_WHAT THE TASK REQUIRES_: Quote the listing in full, exactly as given, minus any pictures.

════════════════════

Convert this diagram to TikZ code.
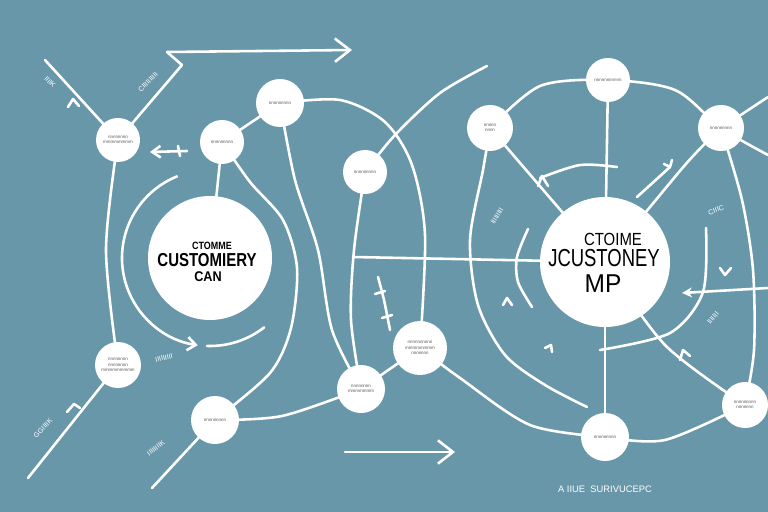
\documentclass[tikz,border=0pt]{standalone}
\usepackage{fontspec}
\setmainfont{Liberation Sans}
\usetikzlibrary{arrows.meta}
\definecolor{slate}{RGB}{104,151,170}
\definecolor{inkgray}{RGB}{85,85,85}
\pgfdeclarelayer{back}
\pgfdeclarelayer{edges}
\pgfsetlayers{back,edges,main}
\tikzset{
  bubble/.style={circle, fill=white, inner sep=0pt, align=center, text=inkgray, font=\fontsize{3.8}{4.6}\selectfont},
  hub/.style={circle, fill=white, inner sep=0pt, align=center, text=black},
  wire/.style={draw=white, line width=2.2pt, line cap=round, line join=round},
  tag/.style={text=white, font=\fontsize{6}{6}\selectfont},
  barb/.style={-{Straight Barb[length=4.5mm, width=7mm]}},
}
\begin{document}
\begin{tikzpicture}[x=0.03cm, y=-0.03cm]
\begin{pgfonlayer}{back}
\fill[slate] (0,0) rectangle (768,512);
\end{pgfonlayer}
\useasboundingbox (0,0) rectangle (768,512);
% left map
\node[hub, minimum size=3.72cm] (lmap) at (210,258) {};
\node[font=\fontsize{9}{9}\selectfont\bfseries, xscale=0.85] (lt1) at (212,246) {CTOMME};
\node[font=\fontsize{16}{16}\selectfont\bfseries, xscale=0.8] (lt2) at (207,260) {CUSTOMIERY};
\node[font=\fontsize{12}{12}\selectfont\bfseries, xscale=0.9] (lt3) at (208,277) {CAN};
\node[bubble, minimum size=1.32cm] (a) at (118,140) {nnnnnnnn\\mmmmmmmm};
\node[bubble, minimum size=1.38cm] (b) at (118,365) {nnnnnnnn\\nnnnnnnn\\mmmmmmmmm};
\node[bubble, minimum size=1.32cm] (c) at (222,142) {nnnnnnnnn};
\node[bubble, minimum size=1.44cm] (d) at (280,103) {nnnnnnnnn};
\node[bubble, minimum size=1.44cm] (e) at (215,420) {nnnnnnnnn};
\node[bubble, minimum size=1.44cm] (f) at (361,389) {nnnnnnnn\\mmmmmmm};
\node[bubble, minimum size=1.62cm] (g) at (420,348) {nnnnnnnnnn\\mmmmmmmm\\nnnnnnn};
\node[bubble, minimum size=1.32cm] (h) at (365,172) {nnnnnnnnn};
% right map
\node[hub, minimum size=3.9cm] (rmap) at (605,262) {};
\node[font=\fontsize{15}{15}\selectfont, xscale=0.85] (rt1) at (613,239) {CTOIME};
\node[font=\fontsize{21}{21}\selectfont, xscale=0.75] (rt2) at (604,258) {JCUSTONEY};
\node[font=\fontsize{22}{22}\selectfont, xscale=0.95] (rt3) at (603,284) {MP};
\node[bubble, minimum size=1.32cm] (t) at (608,80) {nnnnnnnnnnn};
\node[bubble, minimum size=1.38cm] (tl) at (490,128) {nnnnn\\nnnn};
\node[bubble, minimum size=1.38cm] (tr) at (721,128) {nnnnnnnnn};
\node[bubble, minimum size=1.38cm] (br) at (745,405) {nnnnnnnnn\\nnnnnnn};
\node[bubble, minimum size=1.44cm] (bt) at (605,437) {nnnnnnnnn};
% free labels
\node[tag, rotate=-45] (la) at (50,82) {IIIIK};
\node[tag, rotate=45] (lb) at (148,82) {CIIIIIIIIII};
\node[tag, rotate=12] (lc) at (164,358) {IIIIIIIII};
\node[tag, rotate=45] (ld) at (43,428) {GGIIIIK};
\node[tag, rotate=38] (le) at (156,448) {IIIIIIIIK};
\node[tag, rotate=58] (lf) at (497,216) {IIIIIIIII};
\node[tag, rotate=20] (lg) at (716,210) {CIIIC};
\node[tag, rotate=50] (lh) at (713,318) {IIIIIII};
\node[text=white, font=\fontsize{8}{8}\selectfont] (cap) at (605,489) {A IIUE \ SURIVUCEPC};
\begin{pgfonlayer}{edges}
% left side
\draw[wire] (45,60) -- (a.center);
\draw[wire] (68,107) -- (73,99) -- (79,106);
\draw[wire, barb] (a.center) -- (182,65) -- (167,52) -- (352,50);
\draw[wire, {Straight Barb[length=2.5mm, width=3.5mm]}-] (150,152) -- (187,151);
\draw[wire] (178,146) -- (180,156);
\draw[wire] plot[smooth] coordinates {(a.center) (106,250) (b.center)};
\draw[wire] (b.center) -- (28,478);
\draw[wire] (67,412) -- (74,404) -- (80,408);
\draw[wire] (e.center) -- (152,488);
\draw[wire] (c.center) -- (d.center);
\draw[wire] (c.center) -- (lmap.center);
% ring round the left map
\draw[wire, -{Straight Barb[length=2.5mm, width=4mm]}] (lmap.center) ++(248:88) arc[start angle=248, end angle=98, radius=88];
\draw[wire] (lmap.center) ++(92:88) arc[start angle=92, end angle=52, radius=88];
\draw[wire] plot[smooth] coordinates {(c.center) (250,182) (283,220) (297,268) (291,328) (270,373) (e.center)};
\draw[wire] plot[smooth] coordinates {(d.center) (295,180) (318,250) (332,330) (f.center)};
\draw[wire] plot[smooth] coordinates {(e.center) (282,416) (f.center)};
\draw[wire] plot[smooth] coordinates {(h.center) (354,250) (351,320) (f.center)};
\draw[wire] plot[smooth] coordinates {(h.center) (395,135) (440,93) (487,66)};
\draw[wire] plot[smooth] coordinates {(d.center) (340,100) (385,122) (412,165) (425,235) (g.center)};
\draw[wire] (g.center) -- (f.center);
\draw[wire] plot[smooth] coordinates {(g.center) (460,378) (530,425) (bt.center)};
\draw[wire] plot[smooth] coordinates {(378,277) (384,300) (390,330)};
\draw[wire] (375,294) -- (385,291);
\draw[wire] (382,318) -- (392,315);
\draw[wire, barb] (345,452) -- (455,452);
\draw[wire] (353,257) -- (rmap.center);
% right side
\draw[wire] plot[smooth] coordinates {(tl.center) (540,86) (t.center) (675,90) (tr.center) (768,155)};
\draw[wire] (tr.center) -- (768,97);
\draw[wire] (t.center) -- (rmap.center);
\draw[wire] (tl.center) -- (rmap.center);
\draw[wire] plot[smooth] coordinates {(tr.center) (685,165) (rmap.center)};
\draw[wire] plot[smooth] coordinates {(tr.center) (742,200) (753,270) (754,350) (br.center)};
\draw[wire] plot[smooth] coordinates {(br.center) (665,440) (bt.center)};
\draw[wire] (bt.center) -- (rmap.center);
\draw[wire] plot[smooth] coordinates {(rmap.center) (665,345) (br.center)};
\draw[wire] plot[smooth] coordinates {(706,228) (703,292) (670,333) (600,350)};
\draw[wire, -{Stealth[length=3mm, width=3mm]}] (768,288) -- (682,293);
\draw[wire] plot[smooth] coordinates {(tl.center) (483,170) (470,240) (478,305) (505,355) (545,385) (587,407)};
\draw[wire] plot[smooth] coordinates {(528,229) (517,257) (518,282) (532,307)};
\draw[wire] plot[smooth] coordinates {(540,178) (580,165) (617,167)};
\draw[wire] (670,167) -- (637,197);
\draw[wire] (664,164) -- (670,167) -- (672,160);
\draw[wire] (538,186) -- (542,176) -- (548,186);
\draw[wire] (720,268) -- (725,275) -- (731,268);
\draw[wire] (680,360) -- (683,350) -- (690,356);
\draw[wire] (503,305) -- (507,298) -- (512,305);
\draw[wire] (545,348) -- (551,345) -- (552,352);
\end{pgfonlayer}
\end{tikzpicture}
\end{document}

════════════════════

_RESULT FOR THIS EXERCISE_:
Convert this diagram to TikZ code.
\documentclass[tikz,border=0pt]{standalone}
\usepackage{fontspec}
\setmainfont{Liberation Sans}
\usetikzlibrary{arrows.meta}
\definecolor{slate}{RGB}{104,151,170}
\definecolor{inkgray}{RGB}{85,85,85}
\pgfdeclarelayer{back}
\pgfdeclarelayer{edges}
\pgfsetlayers{back,edges,main}
\tikzset{
  bubble/.style={circle, fill=white, inner sep=0pt, align=center, text=inkgray, font=\fontsize{3.8}{4.6}\selectfont},
  hub/.style={circle, fill=white, inner sep=0pt, align=center, text=black},
  wire/.style={draw=white, line width=2.2pt, line cap=round, line join=round},
  tag/.style={text=white, font=\fontsize{6}{6}\selectfont},
  barb/.style={-{Straight Barb[length=4.5mm, width=7mm]}},
}
\begin{document}
\begin{tikzpicture}[x=0.03cm, y=-0.03cm]
\begin{pgfonlayer}{back}
\fill[slate] (0,0) rectangle (768,512);
\end{pgfonlayer}
\useasboundingbox (0,0) rectangle (768,512);
% left map
\node[hub, minimum size=3.72cm] (lmap) at (210,258) {};
\node[font=\fontsize{9}{9}\selectfont\bfseries, xscale=0.85] (lt1) at (212,246) {CTOMME};
\node[font=\fontsize{16}{16}\selectfont\bfseries, xscale=0.8] (lt2) at (207,260) {CUSTOMIERY};
\node[font=\fontsize{12}{12}\selectfont\bfseries, xscale=0.9] (lt3) at (208,277) {CAN};
\node[bubble, minimum size=1.32cm] (a) at (118,140) {nnnnnnnn\\mmmmmmmm};
\node[bubble, minimum size=1.38cm] (b) at (118,365) {nnnnnnnn\\nnnnnnnn\\mmmmmmmmm};
\node[bubble, minimum size=1.32cm] (c) at (222,142) {nnnnnnnnn};
\node[bubble, minimum size=1.44cm] (d) at (280,103) {nnnnnnnnn};
\node[bubble, minimum size=1.44cm] (e) at (215,420) {nnnnnnnnn};
\node[bubble, minimum size=1.44cm] (f) at (361,389) {nnnnnnnn\\mmmmmmm};
\node[bubble, minimum size=1.62cm] (g) at (420,348) {nnnnnnnnnn\\mmmmmmmm\\nnnnnnn};
\node[bubble, minimum size=1.32cm] (h) at (365,172) {nnnnnnnnn};
% right map
\node[hub, minimum size=3.9cm] (rmap) at (605,262) {};
\node[font=\fontsize{15}{15}\selectfont, xscale=0.85] (rt1) at (613,239) {CTOIME};
\node[font=\fontsize{21}{21}\selectfont, xscale=0.75] (rt2) at (604,258) {JCUSTONEY};
\node[font=\fontsize{22}{22}\selectfont, xscale=0.95] (rt3) at (603,284) {MP};
\node[bubble, minimum size=1.32cm] (t) at (608,80) {nnnnnnnnnnn};
\node[bubble, minimum size=1.38cm] (tl) at (490,128) {nnnnn\\nnnn};
\node[bubble, minimum size=1.38cm] (tr) at (721,128) {nnnnnnnnn};
\node[bubble, minimum size=1.38cm] (br) at (745,405) {nnnnnnnnn\\nnnnnnn};
\node[bubble, minimum size=1.44cm] (bt) at (605,437) {nnnnnnnnn};
% free labels
\node[tag, rotate=-45] (la) at (50,82) {IIIIK};
\node[tag, rotate=45] (lb) at (148,82) {CIIIIIIIIII};
\node[tag, rotate=12] (lc) at (164,358) {IIIIIIIII};
\node[tag, rotate=45] (ld) at (43,428) {GGIIIIK};
\node[tag, rotate=38] (le) at (156,448) {IIIIIIIIK};
\node[tag, rotate=58] (lf) at (497,216) {IIIIIIIII};
\node[tag, rotate=20] (lg) at (716,210) {CIIIC};
\node[tag, rotate=50] (lh) at (713,318) {IIIIIII};
\node[text=white, font=\fontsize{8}{8}\selectfont] (cap) at (605,489) {A IIUE \ SURIVUCEPC};
\begin{pgfonlayer}{edges}
% left side
\draw[wire] (45,60) -- (a.center);
\draw[wire] (68,107) -- (73,99) -- (79,106);
\draw[wire, barb] (a.center) -- (182,65) -- (167,52) -- (352,50);
\draw[wire, {Straight Barb[length=2.5mm, width=3.5mm]}-] (150,152) -- (187,151);
\draw[wire] (178,146) -- (180,156);
\draw[wire] plot[smooth] coordinates {(a.center) (106,250) (b.center)};
\draw[wire] (b.center) -- (28,478);
\draw[wire] (67,412) -- (74,404) -- (80,408);
\draw[wire] (e.center) -- (152,488);
\draw[wire] (c.center) -- (d.center);
\draw[wire] (c.center) -- (lmap.center);
% ring round the left map
\draw[wire, -{Straight Barb[length=2.5mm, width=4mm]}] (lmap.center) ++(248:88) arc[start angle=248, end angle=98, radius=88];
\draw[wire] (lmap.center) ++(92:88) arc[start angle=92, end angle=52, radius=88];
\draw[wire] plot[smooth] coordinates {(c.center) (250,182) (283,220) (297,268) (291,328) (270,373) (e.center)};
\draw[wire] plot[smooth] coordinates {(d.center) (295,180) (318,250) (332,330) (f.center)};
\draw[wire] plot[smooth] coordinates {(e.center) (282,416) (f.center)};
\draw[wire] plot[smooth] coordinates {(h.center) (354,250) (351,320) (f.center)};
\draw[wire] plot[smooth] coordinates {(h.center) (395,135) (440,93) (487,66)};
\draw[wire] plot[smooth] coordinates {(d.center) (340,100) (385,122) (412,165) (425,235) (g.center)};
\draw[wire] (g.center) -- (f.center);
\draw[wire] plot[smooth] coordinates {(g.center) (460,378) (530,425) (bt.center)};
\draw[wire] plot[smooth] coordinates {(378,277) (384,300) (390,330)};
\draw[wire] (375,294) -- (385,291);
\draw[wire] (382,318) -- (392,315);
\draw[wire, barb] (345,452) -- (455,452);
\draw[wire] (353,257) -- (rmap.center);
% right side
\draw[wire] plot[smooth] coordinates {(tl.center) (540,86) (t.center) (675,90) (tr.center) (768,155)};
\draw[wire] (tr.center) -- (768,97);
\draw[wire] (t.center) -- (rmap.center);
\draw[wire] (tl.center) -- (rmap.center);
\draw[wire] plot[smooth] coordinates {(tr.center) (685,165) (rmap.center)};
\draw[wire] plot[smooth] coordinates {(tr.center) (742,200) (753,270) (754,350) (br.center)};
\draw[wire] plot[smooth] coordinates {(br.center) (665,440) (bt.center)};
\draw[wire] (bt.center) -- (rmap.center);
\draw[wire] plot[smooth] coordinates {(rmap.center) (665,345) (br.center)};
\draw[wire] plot[smooth] coordinates {(706,228) (703,292) (670,333) (600,350)};
\draw[wire, -{Stealth[length=3mm, width=3mm]}] (768,288) -- (682,293);
\draw[wire] plot[smooth] coordinates {(tl.center) (483,170) (470,240) (478,305) (505,355) (545,385) (587,407)};
\draw[wire] plot[smooth] coordinates {(528,229) (517,257) (518,282) (532,307)};
\draw[wire] plot[smooth] coordinates {(540,178) (580,165) (617,167)};
\draw[wire] (670,167) -- (637,197);
\draw[wire] (664,164) -- (670,167) -- (672,160);
\draw[wire] (538,186) -- (542,176) -- (548,186);
\draw[wire] (720,268) -- (725,275) -- (731,268);
\draw[wire] (680,360) -- (683,350) -- (690,356);
\draw[wire] (503,305) -- (507,298) -- (512,305);
\draw[wire] (545,348) -- (551,345) -- (552,352);
\end{pgfonlayer}
\end{tikzpicture}
\end{document}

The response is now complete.